> _GOAL_: Leave out the pictures and retype only the lines from the opening line to the line that holds "Sans Condensed', 'DejaVu", both ends included.

> _DATA EXCERPT_:
Start
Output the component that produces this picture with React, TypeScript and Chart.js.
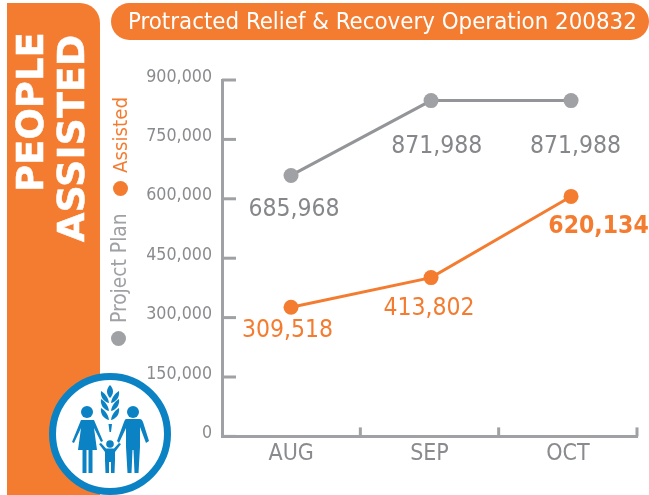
import React, { useEffect, useRef } from "react";
import { Chart, registerables } from "chart.js";

Chart.register(...registerables);

const categories = ["AUG", "SEP", "OCT"];
const pointSlots = [0, 1, 2];
const planValues = [659000, 848000, 848000];
const assistedValues = [326000, 401000, 606000];
const planLabels = ["685,968", "871,988", "871,988"];
const assistedLabels = ["309,518", "413,802", "620,134"];
const yTicks = [0, 150000, 300000, 450000, 600000, 750000, 900000];

const ORANGE = "#f47c30";
const GREY = "#8a8b8e";
const MARK_GREY = "#a0a1a4";
const LINE_GREY = "#939598";
const BLUE = "#0a82c4";
const FONT = "'DejaVu Sans Condensed', 'DejaVu Sans', sans-serif";

const labelPlugin = {
  id: "pointLabels",
  afterDatasetsDraw(chart: any) {
    const { ctx } = chart;
    ctx.save();
    ctx.textAlign = "center";
    ctx.textBaseline = "alphabetic";
    const draw = (i: number, texts: string[], color: string, dxs: number[], dys: number[], bolds: boolean[]) => {
      chart.getDatasetMeta(i).data.forEach((p: any, k: number) => {
        ctx.fillStyle = color;
        ctx.font = `${bolds[k] ? "bold " : ""}24.5px ${FONT}`;
        ctx.fillText(texts[k], p.x + dxs[k], p.y + dys[k]);
      });
    };
    draw(0, planLabels, "#86878a", [3, 5.7, 4.5], [41, 52, 52], [false, false, false]);
    draw(1, assistedLabels, ORANGE, [-3.5, -2, 27.5], [30, 37, 37], [false, false, true]);
    ctx.restore();
  },
};

const rotated = (style: React.CSSProperties): React.CSSProperties => ({
  position: "absolute",
  whiteSpace: "nowrap",
  transformOrigin: "0 0",
  transform: "rotate(-90deg)",
  ...style,
});

const LEAF = "M61 12C56 11 52 6 53 0C56 2 60 5 61 12Z";
const LEAF_ROWS = [19, 27, 36];

function FamilyIcon() {
  return (
    <svg width={124} height={124} viewBox="0 0 124 124" style={{ position: "absolute", left: 48, top: 372 }}>
      <circle cx={62} cy={62} r={57.5} fill="#fff" stroke={BLUE} strokeWidth={7} />
      <g fill={BLUE}>
        <path d="M62 13C66 17 66 22 62 26C58 22 58 17 62 13Z" />
        {LEAF_ROWS.map((y) => (
          <g key={y}>
            <path d={LEAF} transform={`translate(0 ${y})`} />
            <path d={LEAF} transform={`translate(124 ${y}) scale(-1 1)`} />
          </g>
        ))}
        <path d="M60.5 52H64L63 60H61.500Z" />
        <circle cx={39} cy={40} r={6} />
        <circle cx={85} cy={40} r={6} />
        <circle cx={62} cy={72} r={3.8} />
        <path d="M33 48H46L55 69L53 70L46 56L49 78H44.500V101H40.500V78H38.500V101H34.500V78H30L33 56L26 71L24 70Z" />
        <path d="M78 47H92Q94 47 95 50L101 69L98 71L92 55V75L90.500 101H86.500L85.500 78H84.500L83.500 101H79.500L78 75V56L71 71L69 69L76 50Q77 47 78 47Z" />
        <path d="M51 72L53 71L58 76.500H66L71 71L73 72L67 80V88L66.500 101H63V90H61V101H57.500L57 88V80Z" />
      </g>
    </svg>
  );
}

export default function App() {
  const ref = useRef<HTMLCanvasElement | null>(null);

  useEffect(() => {
    const chart = new Chart(ref.current as HTMLCanvasElement, {
      type: "line",
      data: {
        labels: categories,
        datasets: [
          {
            label: "Project Plan",
            xAxisID: "slots",
            data: pointSlots.map((x, i) => ({ x, y: planValues[i] })),
            borderColor: LINE_GREY,
            backgroundColor: MARK_GREY,
            pointBackgroundColor: MARK_GREY,
            pointBorderWidth: 0,
            pointRadius: 7.5,
            borderWidth: 3,
            tension: 0,
          },
          {
            label: "Assisted",
            xAxisID: "slots",
            data: pointSlots.map((x, i) => ({ x, y: assistedValues[i] })),
            borderColor: ORANGE,
            backgroundColor: ORANGE,
            pointBackgroundColor: ORANGE,
            pointBorderWidth: 0,
            pointRadius: 7.5,
            borderWidth: 3,
            tension: 0,
          },
        ],
      },
      options: {
        animation: false,
        responsive: false,
        layout: { padding: { left: 122, top: 80, right: 12, bottom: 23 } },
        plugins: { legend: { display: false }, tooltip: { enabled: false } },
        scales: {
          slots: { type: "linear", display: false, min: -0.493, max: 2.471 },
          x: {
            offset: true,
            border: { color: MARK_GREY, width: 3 },
            grid: { offset: true, drawOnChartArea: false, tickLength: 0, color: MARK_GREY },
            ticks: { color: GREY, font: { family: FONT, size: 23 }, padding: 4, maxRotation: 0 },
          },
          y: {
            min: 0,
            max: 900000,
            afterBuildTicks: (s: any) => {
              s.ticks = yTicks.map((value) => ({ value }));
            },
            afterFit: (s: any) => {
              s.width = 100;
            },
            border: { color: MARK_GREY, width: 3 },
            grid: { display: false },
            ticks: {
              color: GREY,
              font: { family: FONT, size: 17.7 },
              padding: 2,
              labelOffset: -3,
              callback: (v: any) => Number(v).toLocaleString("en-US"),
            },
          },
        },
      },
      plugins: [
        labelPlugin,
        {
          id: "innerTicks",
          afterDraw(c: any) {
            const { ctx, scales, chartArea } = c;
            ctx.save();
            ctx.strokeStyle = MARK_GREY;
            ctx.lineWidth = 3;
            yTicks.forEach((v) => {
              const y = scales.y.getPixelForValue(v);
              ctx.beginPath();
              ctx.moveTo(chartArea.left, y);
              ctx.lineTo(chartArea.left + 14, y);
              ctx.stroke();
            });
            const n = categories.length;
            for (let i = 1; i <= n; i++) {
              const x = chartArea.left + ((chartArea.right - chartArea.left) * i) / n;
              ctx.beginPath();
              ctx.moveTo(x, chartArea.bottom);
              ctx.lineTo(x, chartArea.bottom - 9);
              ctx.stroke();
            }
            ctx.restore();
          },
        },
      ],
    } as any);
    return () => chart.destroy();
  }, []);

  return (
    <div style={{ position: "absolute", left: 0, top: 0, width: 649, height: 495, overflow: "hidden", background: "#fff", fontFamily: FONT }}>
      <div style={{ position: "absolute", left: 7, top: 3, width: 93, height: 492, background: ORANGE, borderTopRightRadius: 20 }} />
      <canvas ref={ref} width={649} height={495} style={{ position: "absolute", left: 0, top: 0 }} />
      <div style={{ position: "absolute", left: 111, top: 3, width: 538, height: 37, background: ORANGE, borderRadius: 19, color: "#fff", fontFamily: FONT, fontSize: 23.8, lineHeight: "37px", paddingLeft: 17, boxSizing: "border-box", whiteSpace: "nowrap" }}>
        Protracted Relief &amp; Recovery Operation 200832
      </div>
      <div style={rotated({ left: 10, top: 192, color: "#fff", fontFamily: "'DejaVu Sans', sans-serif", fontWeight: "bold", fontSize: 37, lineHeight: "42px", WebkitTextStroke: "0.5px #fff" })}>PEOPLE</div>
      <div style={rotated({ left: 50, top: 242, color: "#fff", fontFamily: "'DejaVu Sans', sans-serif", fontWeight: "bold", fontSize: 38, lineHeight: "42px", WebkitTextStroke: "0.5px #fff" })}>ASSISTED</div>
      <div style={rotated({ left: 108, top: 173, color: ORANGE, fontSize: 20.3, lineHeight: "24px" })}>Assisted</div>
      <div style={{ position: "absolute", left: 113, top: 180.5, width: 15, height: 15, borderRadius: 8, background: ORANGE }} />
      <div style={rotated({ left: 107, top: 323, color: MARK_GREY, fontSize: 20.8, lineHeight: "24px" })}>Project Plan</div>
      <div style={{ position: "absolute", left: 111, top: 330.5, width: 15, height: 15, borderRadius: 8, background: MARK_GREY }} />
      <FamilyIcon />
    </div>
  );
}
End
> _RESULT_:
Output the component that produces this picture with React, TypeScript and Chart.js.
import React, { useEffect, useRef } from "react";
import { Chart, registerables } from "chart.js";

Chart.register(...registerables);

const categories = ["AUG", "SEP", "OCT"];
const pointSlots = [0, 1, 2];
const planValues = [659000, 848000, 848000];
const assistedValues = [326000, 401000, 606000];
const planLabels = ["685,968", "871,988", "871,988"];
const assistedLabels = ["309,518", "413,802", "620,134"];
const yTicks = [0, 150000, 300000, 450000, 600000, 750000, 900000];

const ORANGE = "#f47c30";
const GREY = "#8a8b8e";
const MARK_GREY = "#a0a1a4";
const LINE_GREY = "#939598";
const BLUE = "#0a82c4";
const FONT = "'DejaVu Sans Condensed', 'DejaVu Sans', sans-serif";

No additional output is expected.